Hope this is helpful. I know its kind of complicated. Feel free to send in comments or questions. More to follow.
Daniel W. Shields
Daniel added the following ...
Hey, the feed is fixed. We’re running full tilt.
The 30 minute cookie is a problem The cookie is limited to the session. My guess is that Google will be aware of this and working on some type of a fix if people continue to give their feedback about the test designs and the results their seeing. As I see it, the squeaky wheel gets the grease.
As for the servers…that’s quite a problem. So, if I understand correctly the call to the server ignores the information on the cookie from a previous session? I’ll talk to my friends in the IT department in the morning and see what they have to say about that.
Thanks for reading. Sorry for the delay in the response.

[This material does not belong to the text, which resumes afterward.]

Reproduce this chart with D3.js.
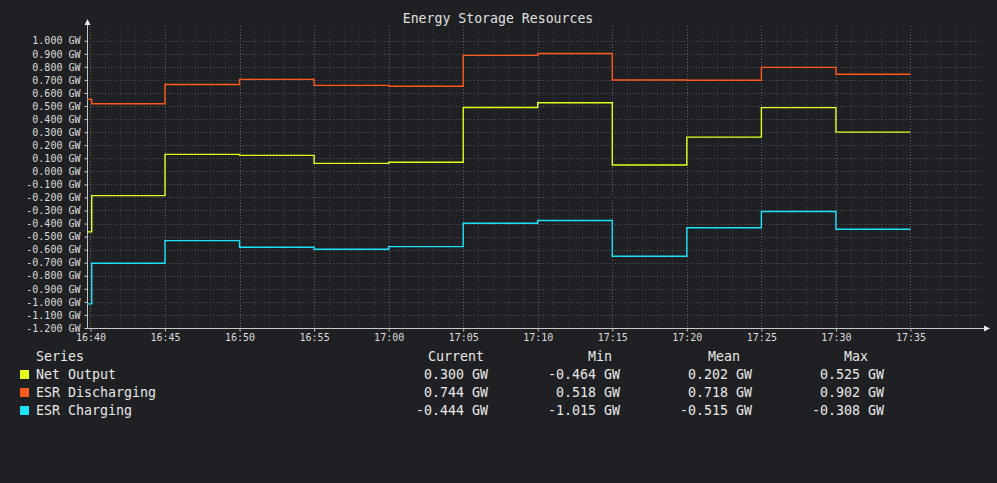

I’ll try to speed things up from now on.
Sincerely,
Daniel W. Shields
Analyst/Contributor

Corey Mathews added the following ...
Hi Daniel - welcome aboard! Website Optimizer is top of mind for me right now. We recently ran a large campaign to test 2 different home page designs with Website Optimizer, and while the functionality was there - and great for a free service - I had 2 big issues:
1) The default 30-minute cookie timeout meant that we couldn’t automatically limit a user to version a or version b for the entire campaign. We were able to modify the _utimeout variable to address this, but we lost some time before I figured that out.
2) We load balance our site to 2 front-end servers, each with a separate subdomain. Website Optimizer dropped a different cookie for each, which meant that even with the timeout issue addressed, it was impossible to lock them to a or b because they could load balance to the other server when they came back (or at least had a 50% chance of doing so).
Based on that, I don’t think I’ll use it for any sort of large-scale multivariate testing again. It would be fine for testing conversion rates on different ad copy, for example, but we’ll explore other options for anything more comprehensive.
P.S. Could you please get your feed set up so I can stay up to date?